» **Directions for this task**:
Omit the pictures and print exactly the lines of the listing below, starting at the first and ending at the line containing "import matplotlib.pyplot as plt".

» **Supplied material**:
****

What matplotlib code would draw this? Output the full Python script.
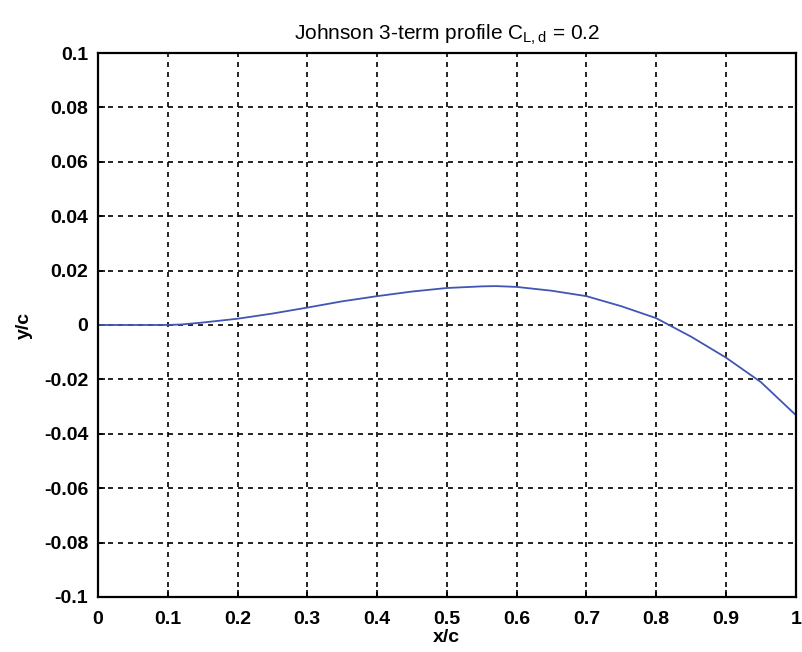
import numpy as np
import matplotlib.pyplot as plt

# mean line of the Johnson 3-term profile, read at these chord stations
x_c = [0.0, 0.05, 0.10, 0.12, 0.15, 0.20, 0.25, 0.30, 0.35, 0.40, 0.45, 0.50,
       0.55, 0.57, 0.60, 0.65, 0.70, 0.75, 0.80, 0.85, 0.90, 0.95, 1.00]
y_c = [0.0, 0.0, 0.0, 0.0002, 0.0009, 0.0023, 0.0042, 0.0064, 0.0087, 0.0106,
       0.0123, 0.0136, 0.0142, 0.0143, 0.0140, 0.0126, 0.0106, 0.0069, 0.0025,
       -0.0043, -0.0120, -0.0210, -0.0331]

xticks = np.round(np.arange(0, 1.01, 0.1), 1)
yticks = np.round(np.arange(-0.1, 0.101, 0.02), 2)
xtick_labels = ['0', '0.1', '0.2', '0.3', '0.4', '0.5', '0.6', '0.7', '0.8', '0.9', '1']
ytick_labels = ['-0.1', '-0.08', '-0.06', '-0.04', '-0.02', '0',
                '0.02', '0.04', '0.06', '0.08', '0.1']

plt.rcParams['font.family'] = ['Liberation Sans', 'DejaVu Sans']
plt.rcParams['mathtext.fontset'] = 'custom'
plt.rcParams['mathtext.rm'] = 'Liberation Sans'

fig = plt.figure(figsize=(8.03, 6.52), dpi=100)
ax = fig.add_axes([0.122, 0.0844, 0.869, 0.8343])

ax.plot(x_c, y_c, color='#4155b4', lw=1.3)

ax.set_xlim(0, 1)
ax.set_ylim(-0.1, 0.1)
ax.set_xticks(xticks)
ax.set_xticklabels(xtick_labels)
ax.set_yticks(yticks)
ax.set_yticklabels(ytick_labels)
ax.tick_params(direction='in', length=5, width=1.2, labelsize=14, pad=7)
ax.tick_params(axis='x', pad=10)
for lab in ax.get_xticklabels() + ax.get_yticklabels():
    lab.set_fontweight('bold')

ax.grid(True, color='black', linestyle=(0, (3, 3)), linewidth=1.2)
for s in ax.spines.values():
    s.set_linewidth(1.6)

ax.set_xlabel('x/c', fontsize=14, fontweight='bold', labelpad=1)
ax.set_ylabel('y/c', fontsize=14, fontweight='bold', labelpad=8)
ax.set_title(r'Johnson 3-term profile C$_{\mathrm{L,d}}$ = 0.2', fontsize=15, pad=10)

fig.savefig('out.png', dpi=100)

****

» **Reply**:
What matplotlib code would draw this? Output the full Python script.
import numpy as np
import matplotlib.pyplot as plt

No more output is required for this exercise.